Cabinet was considering move in response to huge public support for striking Dunnes workers who refused to handle South African fruit
Two senior Fine Gael ministers resisted attempts by the government to impose a ban on the importation of fruit and vegetables from South Africa in 1985.
State papers show John Bruton and Peter Barry strongly advised their cabinet colleagues against taking such action.
Taoiseach Garret FitzGerald and his cabinet were considering such a measure in response to huge public support for a group of striking workers at Dunnes Stores on Henry St, Dublin, who had been suspended after they refused to handle South African fruit.
The government already discouraged trade and economic links as a matter of policy as a means of pressuring the South African government to abandon its apartheid regime.
In a letter written on July 23, 1985, Mr Bruton, who was minister for industry, trade, commerce and transport, took to task his cabinet colleague, Ruairí Quinn, the minister for labour, for taking a lead role in seeking to introduce some trade restrictions on South Africa.
“I wonder whether the context of a year-long industrial dispute which has attracted so much publicity is the setting in which you should become involved in trying to get agreements on a code of practice,” he wrote.
He warned there would be no gain for Irish exports but there were potential dangers that Ireland could breach EEC legislation and international trade agreements as well as face possible retaliation by South Africa which was “a hefty net importer of Irish goods”.
Mr Bruton said he was too concerned about the viability of Irish firms exporting to South Africa to risk the retaliation that could arise from Ireland taking some unilateral action against South African goods. “I am afraid all my instincts tell me that the Government should not become involved in any activity which is designed to restrict imports from South Africa,” he noted.
Earlier that month, Mr Quinn had sought approval to hold a conference of the major supermarket chains to agree a voluntary code of practice designed to minimise the sale of South African goods.
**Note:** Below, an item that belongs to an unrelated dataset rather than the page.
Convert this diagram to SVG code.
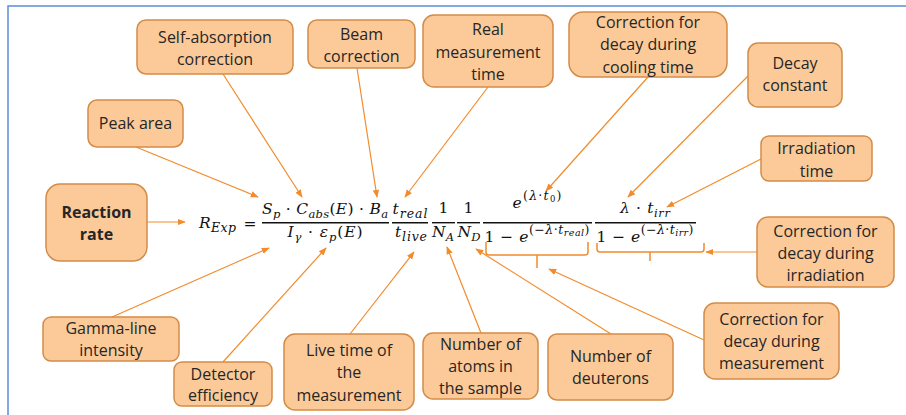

The staging of a conference was a recommendation of the Labour Court which sought to bring an end to the industrial dispute at Dunnes which had lasted almost a year at that point. If that didn’t work, Mr Quinn wanted the government to introduce licensing arrangements on products from South Africa.
However, Mr Bruton said he had a list of reasons why Ireland should not take such a course of action which he would apply “with varying degrees of force” dependent on whether voluntary or mandatory restrictions were proposed. “At the nub of it all is my growing sense of conviction that any government involved in efforts — however so they may be disguised as voluntary — in effect amount to restrictions on South-African imports,” Mr Bruton said.
He expressed reservations about how any ministerial involvement in such restrictions would be “played up” by the media given the subject was already “so much before the public eye”.
Mr Bruton also cautioned Mr Quinn about taking a major stance on the issue.
“I think that your involvement — and the pressure to produce results — would very quickly undermine the voluntary nature of any arrangements,” he added.
Mr Bruton also said he was unconvinced there was much room to find replacement products to substitute any goods which might be banned from South Africa for reasons of seasonality, competition and “the pattern of imports”.
Other State papers show the Department of Foreign Affairs had no objections on political grounds to Mr Quinn’s proposals but did express concern they could cause legal difficulties because of Ireland’s membership of the EEC.
Mr Barry, the minister for foreign affairs, informed the Labour leader and Tánaiste Dick Spring that other EEC countries had taken some form of unilateral action against South Africa including Denmark which had enacted legislation forbidding new investment by Danish firms in South Africa. However, he pointed out no other EEC states had imposed an actual ban on the importation of goods.
“A unilateral ban on trade with South Africa is inappropriate at present in that it would be unlikely to influence the South African government to end apartheid,” Mr Barry reasoned. He claimed for pressure on South Africa to be effective, there had to be an international agreement on measures to be taken.
He believed sanctions would have to be mandatory, graduated, carefully chosen, and fully implemented if they were to work.
The minister said he was concerned the Dunnes dispute was likely to drag on for a long time with losses to both sides. In addition, he said it was attracting a lot of international attention which had “damaging consequences for the country’s international reputation”.